Es asombroso que en una extensa ceremonia de tres horas y pico, el tiempo parezca acortarse (aunque no para el espectador) y que tan sólo se recurra a un pesado esquema de agradecimientos y canciones cada vez más pomposas e insoportables. Salvando el divertido sketch musical de The Lonely Island interpretando el tema “Everything’s Awesome”, de la banda de sonido de La gran aventura Lego, el resto fue una sucesión de cantantes femeninas vestidas como muñecas de torta de casamiento que trataban de sonar más dramáticas. En cambio, hubo algunos agradecimientos bastante entretenidos o significativos, como el de la espléndida Patricia Arquette reclamando igualdad salarial entre los géneros, González Iñárritu mencionando la inexistencia de un gobierno de verdad en su país, o los responsables musicales de Selma recordando la vigencia de la temática de su película. Pero tampoco había mucho espacio: un mero chiste de Sean Penn en alusión a González Iñárritu al entregarle el Oscar (“¿quién le dio la tarjeta verde a este hijo de puta?”) provocó tantas reacciones escandalizadas en la web -no del director, que se rio como correspondía-, que está claro que el humor y la diversión no son elementos requeridos o tolerados en el Hollywood políticamente correcto.

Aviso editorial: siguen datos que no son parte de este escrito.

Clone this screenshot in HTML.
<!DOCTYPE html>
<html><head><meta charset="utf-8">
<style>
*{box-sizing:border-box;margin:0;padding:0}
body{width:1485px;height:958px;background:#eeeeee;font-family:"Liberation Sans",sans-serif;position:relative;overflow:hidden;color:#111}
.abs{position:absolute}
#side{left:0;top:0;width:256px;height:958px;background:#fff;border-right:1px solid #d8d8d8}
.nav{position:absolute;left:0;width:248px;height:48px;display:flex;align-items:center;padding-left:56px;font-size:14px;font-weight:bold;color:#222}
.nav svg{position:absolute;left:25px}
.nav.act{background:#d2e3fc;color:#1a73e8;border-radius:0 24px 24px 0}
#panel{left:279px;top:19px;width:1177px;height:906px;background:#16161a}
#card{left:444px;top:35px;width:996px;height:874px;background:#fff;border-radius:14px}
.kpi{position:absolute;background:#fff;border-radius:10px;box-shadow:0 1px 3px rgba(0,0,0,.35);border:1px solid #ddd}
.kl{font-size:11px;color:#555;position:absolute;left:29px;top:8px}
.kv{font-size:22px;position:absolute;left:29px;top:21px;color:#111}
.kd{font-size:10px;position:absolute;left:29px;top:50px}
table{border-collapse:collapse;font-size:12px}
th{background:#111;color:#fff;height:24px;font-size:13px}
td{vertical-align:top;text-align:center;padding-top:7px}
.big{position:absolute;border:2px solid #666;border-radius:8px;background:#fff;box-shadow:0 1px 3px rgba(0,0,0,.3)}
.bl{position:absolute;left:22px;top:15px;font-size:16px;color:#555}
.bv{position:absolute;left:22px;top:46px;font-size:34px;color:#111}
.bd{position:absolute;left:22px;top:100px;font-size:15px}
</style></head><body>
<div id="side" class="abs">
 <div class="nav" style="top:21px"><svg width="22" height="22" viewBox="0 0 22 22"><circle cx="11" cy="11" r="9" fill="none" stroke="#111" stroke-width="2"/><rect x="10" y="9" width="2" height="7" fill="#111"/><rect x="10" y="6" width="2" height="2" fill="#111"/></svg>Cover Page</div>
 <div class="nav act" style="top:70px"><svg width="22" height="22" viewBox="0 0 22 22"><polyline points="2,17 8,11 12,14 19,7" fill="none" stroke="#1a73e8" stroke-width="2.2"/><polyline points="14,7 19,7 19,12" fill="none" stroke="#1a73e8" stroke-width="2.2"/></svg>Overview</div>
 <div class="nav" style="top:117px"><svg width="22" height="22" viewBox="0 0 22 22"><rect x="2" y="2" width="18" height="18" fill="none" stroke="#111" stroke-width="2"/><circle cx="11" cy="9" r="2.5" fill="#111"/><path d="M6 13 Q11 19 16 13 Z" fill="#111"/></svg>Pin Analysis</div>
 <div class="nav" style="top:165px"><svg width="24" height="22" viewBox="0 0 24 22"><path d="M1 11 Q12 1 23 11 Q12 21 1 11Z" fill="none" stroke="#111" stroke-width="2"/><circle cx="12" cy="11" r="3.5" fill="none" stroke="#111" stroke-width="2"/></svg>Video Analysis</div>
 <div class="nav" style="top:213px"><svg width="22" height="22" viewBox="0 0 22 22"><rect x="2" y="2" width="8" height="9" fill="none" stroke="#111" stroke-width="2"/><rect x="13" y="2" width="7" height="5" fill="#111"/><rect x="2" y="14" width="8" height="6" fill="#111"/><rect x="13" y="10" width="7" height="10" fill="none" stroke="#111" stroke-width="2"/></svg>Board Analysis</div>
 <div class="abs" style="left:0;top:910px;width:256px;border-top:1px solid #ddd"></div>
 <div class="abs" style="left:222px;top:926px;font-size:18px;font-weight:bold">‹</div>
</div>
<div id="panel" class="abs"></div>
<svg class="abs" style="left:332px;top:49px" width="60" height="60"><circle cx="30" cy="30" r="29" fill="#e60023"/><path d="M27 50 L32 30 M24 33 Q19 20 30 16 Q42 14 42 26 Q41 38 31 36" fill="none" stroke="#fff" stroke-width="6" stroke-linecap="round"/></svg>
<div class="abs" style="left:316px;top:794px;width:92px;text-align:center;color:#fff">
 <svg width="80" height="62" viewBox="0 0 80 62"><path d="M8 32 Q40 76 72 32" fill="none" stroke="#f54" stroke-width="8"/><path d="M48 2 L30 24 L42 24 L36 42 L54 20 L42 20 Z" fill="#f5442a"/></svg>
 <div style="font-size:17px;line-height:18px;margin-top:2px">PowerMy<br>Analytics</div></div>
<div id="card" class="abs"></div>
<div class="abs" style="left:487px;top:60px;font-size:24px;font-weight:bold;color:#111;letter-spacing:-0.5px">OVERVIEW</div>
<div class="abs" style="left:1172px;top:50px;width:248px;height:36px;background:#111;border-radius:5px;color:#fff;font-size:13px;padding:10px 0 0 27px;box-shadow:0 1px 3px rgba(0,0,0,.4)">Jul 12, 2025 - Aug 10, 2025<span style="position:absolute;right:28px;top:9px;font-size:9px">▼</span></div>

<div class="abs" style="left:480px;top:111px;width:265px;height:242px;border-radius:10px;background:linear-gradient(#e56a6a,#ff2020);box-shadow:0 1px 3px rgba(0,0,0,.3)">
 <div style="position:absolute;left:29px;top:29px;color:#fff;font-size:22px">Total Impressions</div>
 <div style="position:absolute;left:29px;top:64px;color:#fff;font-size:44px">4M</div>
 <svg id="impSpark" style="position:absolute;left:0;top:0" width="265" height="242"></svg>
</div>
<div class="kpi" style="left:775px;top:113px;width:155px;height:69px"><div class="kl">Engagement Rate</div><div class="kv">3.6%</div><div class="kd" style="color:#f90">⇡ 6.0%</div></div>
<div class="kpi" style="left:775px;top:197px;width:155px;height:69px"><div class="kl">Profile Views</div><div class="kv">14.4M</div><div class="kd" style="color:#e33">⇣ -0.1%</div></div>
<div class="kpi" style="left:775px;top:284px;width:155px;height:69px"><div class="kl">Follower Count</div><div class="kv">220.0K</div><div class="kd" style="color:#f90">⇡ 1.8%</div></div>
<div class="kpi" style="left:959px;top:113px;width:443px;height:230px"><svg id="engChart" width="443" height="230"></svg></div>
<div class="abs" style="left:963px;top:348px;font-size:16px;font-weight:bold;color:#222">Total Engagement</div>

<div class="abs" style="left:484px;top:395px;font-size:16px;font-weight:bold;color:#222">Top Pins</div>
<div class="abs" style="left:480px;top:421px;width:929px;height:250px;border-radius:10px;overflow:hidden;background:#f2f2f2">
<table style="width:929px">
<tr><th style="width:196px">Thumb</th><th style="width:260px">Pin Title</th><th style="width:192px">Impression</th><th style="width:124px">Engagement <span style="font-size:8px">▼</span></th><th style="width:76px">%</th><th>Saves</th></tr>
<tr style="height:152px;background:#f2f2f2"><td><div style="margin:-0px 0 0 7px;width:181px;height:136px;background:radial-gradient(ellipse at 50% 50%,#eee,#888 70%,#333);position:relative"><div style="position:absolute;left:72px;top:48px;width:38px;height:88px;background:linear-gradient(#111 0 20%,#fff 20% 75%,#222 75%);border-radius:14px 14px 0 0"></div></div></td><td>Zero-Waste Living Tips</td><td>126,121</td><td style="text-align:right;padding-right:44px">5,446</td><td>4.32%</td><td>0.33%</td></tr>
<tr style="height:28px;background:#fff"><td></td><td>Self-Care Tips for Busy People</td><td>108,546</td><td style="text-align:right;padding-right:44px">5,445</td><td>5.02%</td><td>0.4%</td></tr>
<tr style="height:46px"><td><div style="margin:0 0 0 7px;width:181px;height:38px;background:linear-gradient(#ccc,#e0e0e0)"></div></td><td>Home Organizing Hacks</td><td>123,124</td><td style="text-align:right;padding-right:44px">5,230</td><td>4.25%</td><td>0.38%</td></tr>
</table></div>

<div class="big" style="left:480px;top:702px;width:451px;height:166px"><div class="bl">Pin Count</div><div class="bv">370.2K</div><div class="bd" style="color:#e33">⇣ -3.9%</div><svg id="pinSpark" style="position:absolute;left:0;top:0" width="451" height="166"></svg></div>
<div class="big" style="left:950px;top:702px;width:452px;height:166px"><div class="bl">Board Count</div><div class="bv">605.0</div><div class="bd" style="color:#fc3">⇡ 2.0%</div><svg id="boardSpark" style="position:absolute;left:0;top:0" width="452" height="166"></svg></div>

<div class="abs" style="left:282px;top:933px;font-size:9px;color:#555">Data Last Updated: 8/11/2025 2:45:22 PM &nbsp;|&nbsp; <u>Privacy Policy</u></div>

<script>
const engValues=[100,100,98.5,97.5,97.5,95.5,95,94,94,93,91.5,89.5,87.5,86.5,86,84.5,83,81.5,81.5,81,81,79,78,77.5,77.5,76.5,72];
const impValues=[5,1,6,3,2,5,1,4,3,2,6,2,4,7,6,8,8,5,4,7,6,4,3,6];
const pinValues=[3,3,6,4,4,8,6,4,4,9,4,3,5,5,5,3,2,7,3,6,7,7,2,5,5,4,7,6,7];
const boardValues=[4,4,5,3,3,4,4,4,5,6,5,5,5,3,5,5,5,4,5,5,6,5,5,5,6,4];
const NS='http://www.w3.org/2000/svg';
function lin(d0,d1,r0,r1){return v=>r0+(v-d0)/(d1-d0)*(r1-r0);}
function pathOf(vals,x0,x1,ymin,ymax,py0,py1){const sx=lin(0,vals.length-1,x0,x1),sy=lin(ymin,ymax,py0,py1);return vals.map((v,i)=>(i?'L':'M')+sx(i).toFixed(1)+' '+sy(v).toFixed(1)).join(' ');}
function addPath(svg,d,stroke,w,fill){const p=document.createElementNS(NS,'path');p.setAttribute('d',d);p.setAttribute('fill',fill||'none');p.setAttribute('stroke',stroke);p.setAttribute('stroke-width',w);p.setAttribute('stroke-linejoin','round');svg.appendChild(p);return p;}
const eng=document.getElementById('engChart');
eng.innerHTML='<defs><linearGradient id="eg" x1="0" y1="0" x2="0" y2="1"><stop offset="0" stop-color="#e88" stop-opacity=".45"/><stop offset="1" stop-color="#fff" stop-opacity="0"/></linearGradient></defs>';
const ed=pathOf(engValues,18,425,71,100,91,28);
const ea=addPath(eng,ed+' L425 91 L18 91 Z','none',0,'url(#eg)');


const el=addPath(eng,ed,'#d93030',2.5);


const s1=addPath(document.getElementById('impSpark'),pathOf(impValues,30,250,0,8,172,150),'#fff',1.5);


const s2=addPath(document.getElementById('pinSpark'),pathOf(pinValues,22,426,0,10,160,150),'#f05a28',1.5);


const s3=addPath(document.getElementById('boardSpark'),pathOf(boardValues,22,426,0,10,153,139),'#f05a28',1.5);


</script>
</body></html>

Entre la bruma de este bodrio, lo más significativo -en relación a la aburrida solemnidad que emergió de la 87ª entrega de los Oscar- fue algo que simplemente se olvidaron de hacer. La última versión del otrora popular fragmento “In memoriam” fue la más protocolar y terraja posible; presentadas mediante unos dibujos bastante berretas, las celebridades fallecidas pasaron a toda velocidad por la pantalla, con la música clavada a un volumen estruendoso para ahogar los aplausos y que nadie se ofendiera si algún difunto era más aplaudido que otro. Pero a su mal gusto estético se sumó un pifie histórico: el olvido de incluir a la actriz y comediante Joan Rivers en su desfile de fallecidos el año pasado. Una omisión inexcusable, ya que, más allá de su notable carrera, Rivers era justamente una figura íntimamente relacionada con estos premios a partir de las hilarantes entrevistas que solía hacer sobre la alfombra roja y las despiadadas críticas a posteriori que realizaba con su hija Melissa, referidas a la indumentaria de los invitados. Suponemos que se trató de un gigantesco error que alguien debe estar pagando con su trabajo. En todo caso, su ausencia es todo un símbolo de una fiesta a la que ya sólo le preocupa parecer y no entretener.